**The exercise:**
Take the listing and print it in full, exactly as given.

□ □ □ □ □

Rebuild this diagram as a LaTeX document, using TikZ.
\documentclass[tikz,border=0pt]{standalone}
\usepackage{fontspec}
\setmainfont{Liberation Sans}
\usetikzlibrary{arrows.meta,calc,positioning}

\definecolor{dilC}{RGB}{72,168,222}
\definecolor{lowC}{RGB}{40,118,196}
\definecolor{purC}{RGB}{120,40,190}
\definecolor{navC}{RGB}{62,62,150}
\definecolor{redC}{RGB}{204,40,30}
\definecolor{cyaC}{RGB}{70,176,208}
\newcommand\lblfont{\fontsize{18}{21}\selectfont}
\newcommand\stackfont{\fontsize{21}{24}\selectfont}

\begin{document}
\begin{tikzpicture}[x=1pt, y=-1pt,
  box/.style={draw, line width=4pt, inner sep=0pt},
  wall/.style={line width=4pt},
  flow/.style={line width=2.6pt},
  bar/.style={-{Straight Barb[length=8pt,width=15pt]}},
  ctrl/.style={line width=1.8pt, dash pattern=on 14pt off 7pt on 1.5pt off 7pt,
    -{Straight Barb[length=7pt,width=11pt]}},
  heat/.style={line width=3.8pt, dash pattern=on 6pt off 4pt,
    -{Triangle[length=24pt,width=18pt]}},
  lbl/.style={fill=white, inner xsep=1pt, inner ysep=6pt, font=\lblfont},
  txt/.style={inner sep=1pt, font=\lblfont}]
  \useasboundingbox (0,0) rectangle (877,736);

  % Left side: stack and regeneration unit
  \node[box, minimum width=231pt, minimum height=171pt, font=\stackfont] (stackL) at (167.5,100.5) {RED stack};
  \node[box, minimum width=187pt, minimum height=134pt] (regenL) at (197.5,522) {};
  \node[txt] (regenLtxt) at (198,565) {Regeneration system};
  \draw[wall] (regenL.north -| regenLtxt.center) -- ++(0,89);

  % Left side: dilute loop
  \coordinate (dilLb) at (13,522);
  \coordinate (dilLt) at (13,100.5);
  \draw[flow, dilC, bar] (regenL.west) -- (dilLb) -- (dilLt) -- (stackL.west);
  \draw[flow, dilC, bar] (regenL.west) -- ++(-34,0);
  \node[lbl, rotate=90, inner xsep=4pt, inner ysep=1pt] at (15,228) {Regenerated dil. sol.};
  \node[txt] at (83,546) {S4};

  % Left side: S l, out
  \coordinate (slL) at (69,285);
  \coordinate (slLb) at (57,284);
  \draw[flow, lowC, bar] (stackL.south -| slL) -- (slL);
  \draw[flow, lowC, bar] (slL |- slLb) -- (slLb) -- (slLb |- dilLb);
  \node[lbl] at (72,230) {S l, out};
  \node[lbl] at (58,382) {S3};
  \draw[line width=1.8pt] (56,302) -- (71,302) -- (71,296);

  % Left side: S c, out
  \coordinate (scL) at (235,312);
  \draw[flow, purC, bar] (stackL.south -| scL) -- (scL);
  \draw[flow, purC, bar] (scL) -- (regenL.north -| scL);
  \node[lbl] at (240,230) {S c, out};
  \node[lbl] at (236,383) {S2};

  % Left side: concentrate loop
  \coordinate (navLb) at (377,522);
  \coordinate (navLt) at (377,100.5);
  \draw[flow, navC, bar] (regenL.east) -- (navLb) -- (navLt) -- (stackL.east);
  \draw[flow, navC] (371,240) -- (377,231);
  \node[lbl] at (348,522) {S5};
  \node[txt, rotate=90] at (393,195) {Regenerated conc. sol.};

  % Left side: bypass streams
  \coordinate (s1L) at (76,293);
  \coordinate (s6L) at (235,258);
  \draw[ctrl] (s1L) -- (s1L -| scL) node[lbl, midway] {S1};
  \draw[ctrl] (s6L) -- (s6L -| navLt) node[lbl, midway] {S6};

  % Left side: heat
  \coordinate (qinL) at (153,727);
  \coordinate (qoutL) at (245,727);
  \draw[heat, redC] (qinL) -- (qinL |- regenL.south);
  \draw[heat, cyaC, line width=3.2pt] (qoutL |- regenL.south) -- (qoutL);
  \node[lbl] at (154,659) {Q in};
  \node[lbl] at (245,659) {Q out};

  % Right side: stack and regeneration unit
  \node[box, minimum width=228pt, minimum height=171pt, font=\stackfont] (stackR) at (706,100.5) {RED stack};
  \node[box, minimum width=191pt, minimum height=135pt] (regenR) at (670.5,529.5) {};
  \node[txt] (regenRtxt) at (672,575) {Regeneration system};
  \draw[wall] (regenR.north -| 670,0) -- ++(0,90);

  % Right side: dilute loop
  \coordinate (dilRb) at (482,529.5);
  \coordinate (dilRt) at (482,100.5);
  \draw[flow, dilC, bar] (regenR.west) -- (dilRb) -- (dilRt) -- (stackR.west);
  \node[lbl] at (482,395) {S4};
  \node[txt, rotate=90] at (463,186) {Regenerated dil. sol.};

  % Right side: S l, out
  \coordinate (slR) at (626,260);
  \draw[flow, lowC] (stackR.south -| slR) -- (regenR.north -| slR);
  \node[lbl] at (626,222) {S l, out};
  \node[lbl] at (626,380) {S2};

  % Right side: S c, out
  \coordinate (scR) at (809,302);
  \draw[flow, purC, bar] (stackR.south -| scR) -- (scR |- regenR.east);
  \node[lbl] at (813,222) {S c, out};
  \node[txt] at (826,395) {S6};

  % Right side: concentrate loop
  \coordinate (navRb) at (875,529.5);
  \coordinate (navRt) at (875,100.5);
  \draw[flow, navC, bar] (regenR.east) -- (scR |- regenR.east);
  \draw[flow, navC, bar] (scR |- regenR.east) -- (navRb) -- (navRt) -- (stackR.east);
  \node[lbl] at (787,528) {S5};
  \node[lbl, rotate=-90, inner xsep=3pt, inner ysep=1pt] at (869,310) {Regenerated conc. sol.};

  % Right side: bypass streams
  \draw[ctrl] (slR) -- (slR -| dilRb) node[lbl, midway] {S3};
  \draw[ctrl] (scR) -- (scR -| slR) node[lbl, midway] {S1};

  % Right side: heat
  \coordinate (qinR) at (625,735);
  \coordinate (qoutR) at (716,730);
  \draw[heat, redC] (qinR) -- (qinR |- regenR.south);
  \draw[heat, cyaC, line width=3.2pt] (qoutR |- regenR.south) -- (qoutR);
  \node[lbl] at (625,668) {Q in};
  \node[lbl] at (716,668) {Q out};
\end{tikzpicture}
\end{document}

□ □ □ □ □

**Response:**
Rebuild this diagram as a LaTeX document, using TikZ.
\documentclass[tikz,border=0pt]{standalone}
\usepackage{fontspec}
\setmainfont{Liberation Sans}
\usetikzlibrary{arrows.meta,calc,positioning}

\definecolor{dilC}{RGB}{72,168,222}
\definecolor{lowC}{RGB}{40,118,196}
\definecolor{purC}{RGB}{120,40,190}
\definecolor{navC}{RGB}{62,62,150}
\definecolor{redC}{RGB}{204,40,30}
\definecolor{cyaC}{RGB}{70,176,208}
\newcommand\lblfont{\fontsize{18}{21}\selectfont}
\newcommand\stackfont{\fontsize{21}{24}\selectfont}

\begin{document}
\begin{tikzpicture}[x=1pt, y=-1pt,
  box/.style={draw, line width=4pt, inner sep=0pt},
  wall/.style={line width=4pt},
  flow/.style={line width=2.6pt},
  bar/.style={-{Straight Barb[length=8pt,width=15pt]}},
  ctrl/.style={line width=1.8pt, dash pattern=on 14pt off 7pt on 1.5pt off 7pt,
    -{Straight Barb[length=7pt,width=11pt]}},
  heat/.style={line width=3.8pt, dash pattern=on 6pt off 4pt,
    -{Triangle[length=24pt,width=18pt]}},
  lbl/.style={fill=white, inner xsep=1pt, inner ysep=6pt, font=\lblfont},
  txt/.style={inner sep=1pt, font=\lblfont}]
  \useasboundingbox (0,0) rectangle (877,736);

  % Left side: stack and regeneration unit
  \node[box, minimum width=231pt, minimum height=171pt, font=\stackfont] (stackL) at (167.5,100.5) {RED stack};
  \node[box, minimum width=187pt, minimum height=134pt] (regenL) at (197.5,522) {};
  \node[txt] (regenLtxt) at (198,565) {Regeneration system};
  \draw[wall] (regenL.north -| regenLtxt.center) -- ++(0,89);

  % Left side: dilute loop
  \coordinate (dilLb) at (13,522);
  \coordinate (dilLt) at (13,100.5);
  \draw[flow, dilC, bar] (regenL.west) -- (dilLb) -- (dilLt) -- (stackL.west);
  \draw[flow, dilC, bar] (regenL.west) -- ++(-34,0);
  \node[lbl, rotate=90, inner xsep=4pt, inner ysep=1pt] at (15,228) {Regenerated dil. sol.};
  \node[txt] at (83,546) {S4};

  % Left side: S l, out
  \coordinate (slL) at (69,285);
  \coordinate (slLb) at (57,284);
  \draw[flow, lowC, bar] (stackL.south -| slL) -- (slL);
  \draw[flow, lowC, bar] (slL |- slLb) -- (slLb) -- (slLb |- dilLb);
  \node[lbl] at (72,230) {S l, out};
  \node[lbl] at (58,382) {S3};
  \draw[line width=1.8pt] (56,302) -- (71,302) -- (71,296);

  % Left side: S c, out
  \coordinate (scL) at (235,312);
  \draw[flow, purC, bar] (stackL.south -| scL) -- (scL);
  \draw[flow, purC, bar] (scL) -- (regenL.north -| scL);
  \node[lbl] at (240,230) {S c, out};
  \node[lbl] at (236,383) {S2};

  % Left side: concentrate loop
  \coordinate (navLb) at (377,522);
  \coordinate (navLt) at (377,100.5);
  \draw[flow, navC, bar] (regenL.east) -- (navLb) -- (navLt) -- (stackL.east);
  \draw[flow, navC] (371,240) -- (377,231);
  \node[lbl] at (348,522) {S5};
  \node[txt, rotate=90] at (393,195) {Regenerated conc. sol.};

  % Left side: bypass streams
  \coordinate (s1L) at (76,293);
  \coordinate (s6L) at (235,258);
  \draw[ctrl] (s1L) -- (s1L -| scL) node[lbl, midway] {S1};
  \draw[ctrl] (s6L) -- (s6L -| navLt) node[lbl, midway] {S6};

  % Left side: heat
  \coordinate (qinL) at (153,727);
  \coordinate (qoutL) at (245,727);
  \draw[heat, redC] (qinL) -- (qinL |- regenL.south);
  \draw[heat, cyaC, line width=3.2pt] (qoutL |- regenL.south) -- (qoutL);
  \node[lbl] at (154,659) {Q in};
  \node[lbl] at (245,659) {Q out};

  % Right side: stack and regeneration unit
  \node[box, minimum width=228pt, minimum height=171pt, font=\stackfont] (stackR) at (706,100.5) {RED stack};
  \node[box, minimum width=191pt, minimum height=135pt] (regenR) at (670.5,529.5) {};
  \node[txt] (regenRtxt) at (672,575) {Regeneration system};
  \draw[wall] (regenR.north -| 670,0) -- ++(0,90);

  % Right side: dilute loop
  \coordinate (dilRb) at (482,529.5);
  \coordinate (dilRt) at (482,100.5);
  \draw[flow, dilC, bar] (regenR.west) -- (dilRb) -- (dilRt) -- (stackR.west);
  \node[lbl] at (482,395) {S4};
  \node[txt, rotate=90] at (463,186) {Regenerated dil. sol.};

  % Right side: S l, out
  \coordinate (slR) at (626,260);
  \draw[flow, lowC] (stackR.south -| slR) -- (regenR.north -| slR);
  \node[lbl] at (626,222) {S l, out};
  \node[lbl] at (626,380) {S2};

  % Right side: S c, out
  \coordinate (scR) at (809,302);
  \draw[flow, purC, bar] (stackR.south -| scR) -- (scR |- regenR.east);
  \node[lbl] at (813,222) {S c, out};
  \node[txt] at (826,395) {S6};

  % Right side: concentrate loop
  \coordinate (navRb) at (875,529.5);
  \coordinate (navRt) at (875,100.5);
  \draw[flow, navC, bar] (regenR.east) -- (scR |- regenR.east);
  \draw[flow, navC, bar] (scR |- regenR.east) -- (navRb) -- (navRt) -- (stackR.east);
  \node[lbl] at (787,528) {S5};
  \node[lbl, rotate=-90, inner xsep=3pt, inner ysep=1pt] at (869,310) {Regenerated conc. sol.};

  % Right side: bypass streams
  \draw[ctrl] (slR) -- (slR -| dilRb) node[lbl, midway] {S3};
  \draw[ctrl] (scR) -- (scR -| slR) node[lbl, midway] {S1};

  % Right side: heat
  \coordinate (qinR) at (625,735);
  \coordinate (qoutR) at (716,730);
  \draw[heat, redC] (qinR) -- (qinR |- regenR.south);
  \draw[heat, cyaC, line width=3.2pt] (qoutR |- regenR.south) -- (qoutR);
  \node[lbl] at (625,668) {Q in};
  \node[lbl] at (716,668) {Q out};
\end{tikzpicture}
\end{document}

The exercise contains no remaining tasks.